Periodically refresh the matrix to reflect evolving priorities and market dynamics. Revisit weightings if the project shifts in scope or the risk environment changes. Update experience benchmarks to capture new technologies, trends, and regulatory demands. Monitor vendor performance against the matrix post-award to validate its predictive value and identify opportunities for refinement. Engage cross-functional teams in reviews, including procurement, legal, and field operations, so multiple perspectives shape continuous improvement. A living matrix becomes a tool for ongoing performance management rather than a one-off scoring exercise.
To cultivate enduring excellence, embed the matrix in a broader vendor management program. Establish routine performance reviews that map outcomes against the selected criteria and score changes in vendor capability over time. Align performance incentives with measured results, such as on-time completion rates or safety incident reductions. Use lessons learned from every project to adjust the rubric, ensuring it stays relevant as technologies mature and risk profiles shift. Share insights across teams to institutionalize best practices. When the matrix informs daily decisions, relationships deepen, trust grows, and project outcomes consistently improve.
Finally, invest in training and culture that uphold objective evaluation.
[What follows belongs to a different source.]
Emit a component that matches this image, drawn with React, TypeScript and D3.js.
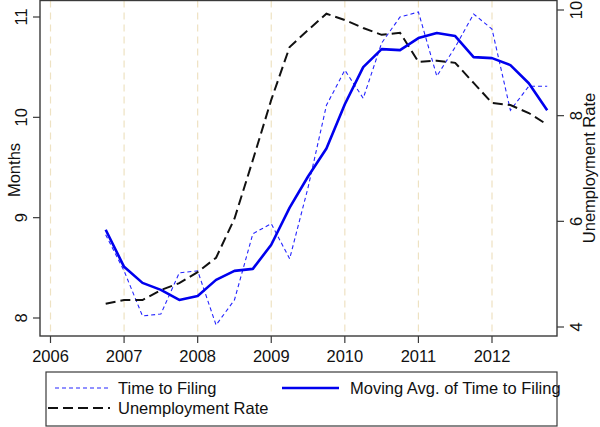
import React from "react";
import * as d3 from "d3";

const quarters = [
  2006.75, 2007, 2007.25, 2007.5, 2007.75, 2008, 2008.25, 2008.5, 2008.75,
  2009, 2009.25, 2009.5, 2009.75, 2010, 2010.25, 2010.5, 2010.75, 2011,
  2011.25, 2011.5, 2011.75, 2012, 2012.25, 2012.5, 2012.75,
];
const timeToFiling = [
  8.83, 8.47, 8.02, 8.04, 8.45, 8.47, 7.93, 8.18, 8.84, 8.94, 8.59, 9.3,
  10.12, 10.47, 10.19, 10.74, 11.0, 11.05, 10.41, 10.7, 11.03, 10.88, 10.07,
  10.31, 10.31,
];
const movingAvg = [
  8.88, 8.51, 8.35, 8.28, 8.18, 8.22, 8.38, 8.47, 8.49, 8.73, 9.1, 9.41,
  9.69, 10.13, 10.5, 10.68, 10.67, 10.79, 10.84, 10.81, 10.6, 10.59, 10.52,
  10.34, 10.07,
];
const unemployment = [
  4.44, 4.51, 4.51, 4.7, 4.83, 5.04, 5.31, 6.05, 7.16, 8.3, 9.3, 9.62, 9.93,
  9.81, 9.66, 9.53, 9.57, 9.02, 9.04, 9.0, 8.62, 8.24, 8.2, 8.05, 7.83,
];
const xTicks = [2006, 2007, 2008, 2009, 2010, 2011, 2012];
const leftTicks = [8, 9, 10, 11];
const rightTicks = [4, 6, 8, 10];
const legendLabels = [
  "Time to Filing",
  "Moving Avg. of Time to Filing",
  "Unemployment Rate",
];

const FONT = "'Liberation Sans', Arial, Helvetica, sans-serif";

export default function App() {
  const W = 600;
  const H = 427;
  const frame = { left: 40, right: 557, top: 0.5, bottom: 336 };
  const x = d3.scaleLinear().domain([2006, 2012]).range([50.5, 492]);
  const yL = d3.scaleLinear().domain([8, 11]).range([318, 17]);
  const yR = d3.scaleLinear().domain([4, 10]).range([327, 10]);

  const lineL = (vals: number[]) =>
    d3
      .line<number>()
      .x((_, i) => x(quarters[i]))
      .y((d) => yL(d))(vals) as string;
  const lineR = (vals: number[]) =>
    d3
      .line<number>()
      .x((_, i) => x(quarters[i]))
      .y((d) => yR(d))(vals) as string;

  const axisColor = "#3a3a3a";

  return (
    <svg
      width={W}
      height={H}
      style={{ position: "absolute", left: 0, top: 0, background: "#fff" }}
      fontFamily={FONT}
    >
      <rect x={0} y={0} width={W} height={H} fill="#fff" />
      {xTicks.map((t) => (
        <line
          key={"g" + t}
          x1={x(t)}
          x2={x(t)}
          y1={frame.top}
          y2={frame.bottom}
          stroke="#eee2c2"
          strokeWidth={1.2}
          strokeDasharray="7,5"
        />
      ))}
      <path
        d={lineL(timeToFiling)}
        fill="none"
        stroke="#2525ff"
        strokeWidth={1.1}
        strokeDasharray="4,3"
      />
      <path
        d={lineR(unemployment)}
        fill="none"
        stroke="#111"
        strokeWidth={2}
        strokeDasharray="10,5"
      />
      <path
        d={lineL(movingAvg)}
        fill="none"
        stroke="#0000ee"
        strokeWidth={2.6}
        strokeLinejoin="round"
      />
      <rect
        x={frame.left}
        y={frame.top}
        width={frame.right - frame.left}
        height={frame.bottom - frame.top}
        fill="none"
        stroke={axisColor}
        strokeWidth={1.4}
      />
      {xTicks.map((t) => (
        <g key={"x" + t}>
          <line
            x1={x(t)}
            x2={x(t)}
            y1={frame.bottom}
            y2={frame.bottom + 7}
            stroke={axisColor}
            strokeWidth={1.2}
          />
          <text x={x(t)} y={362} textAnchor="middle" fontSize={16.5} fill="#111">
            {t}
          </text>
        </g>
      ))}
      {leftTicks.map((t) => (
        <g key={"l" + t}>
          <line
            x1={frame.left - 7}
            x2={frame.left}
            y1={yL(t)}
            y2={yL(t)}
            stroke={axisColor}
            strokeWidth={1.2}
          />
          <text
            transform={`translate(27,${yL(t)}) rotate(-90)`}
            textAnchor="middle"
            fontSize={16.5}
            fill="#111"
          >
            {t}
          </text>
        </g>
      ))}
      <text
        transform={`translate(20,170) rotate(-90)`}
        textAnchor="middle"
        fontSize={16.5}
        fill="#111"
      >
        Months
      </text>
      {rightTicks.map((t) => (
        <g key={"r" + t}>
          <line
            x1={frame.right}
            x2={frame.right + 7}
            y1={yR(t)}
            y2={yR(t)}
            stroke={axisColor}
            strokeWidth={1.2}
          />
          <text
            transform={`translate(582,${yR(t)}) rotate(-90)`}
            textAnchor="middle"
            fontSize={16.5}
            fill="#111"
          >
            {t}
          </text>
        </g>
      ))}
      <text
        transform={`translate(595,168) rotate(-90)`}
        textAnchor="middle"
        fontSize={16.5}
        fill="#111"
      >
        Unemployment Rate
      </text>
      <rect
        x={46}
        y={372}
        width={511}
        height={54}
        fill="#fff"
        stroke={axisColor}
        strokeWidth={1.2}
      />
      <line
        x1={55}
        x2={109}
        y1={388}
        y2={388}
        stroke="#2525ff"
        strokeWidth={1.1}
        strokeDasharray="4,3"
      />
      <text x={118} y={394} fontSize={16.5} fill="#111">
        {legendLabels[0]}
      </text>
      <line
        x1={282}
        x2={339}
        y1={388}
        y2={388}
        stroke="#0000ee"
        strokeWidth={2.6}
      />
      <text x={350} y={394} fontSize={16.5} fill="#111">
        {legendLabels[1]}
      </text>
      <line
        x1={48}
        x2={110}
        y1={408}
        y2={408}
        stroke="#111"
        strokeWidth={2}
        strokeDasharray="10,5"
      />
      <text x={118} y={414} fontSize={16.5} fill="#111">
        {legendLabels[2]}
      </text>
    </svg>
  );
}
Equip staff with practical guidelines for fair scoring, documentation, and questioning techniques that elicit meaningful evidence. Encourage curiosity and healthy skepticism to challenge assumptions and reduce shortcuts. Celebrate transparent decision-making as a core value, not just a procedural requirement. As teams internalize these principles, the vendor ecosystem becomes more competitive, ethical, and resilient. The result is clearer accountability, better value, and longer-lasting partnerships that support sustainable property management.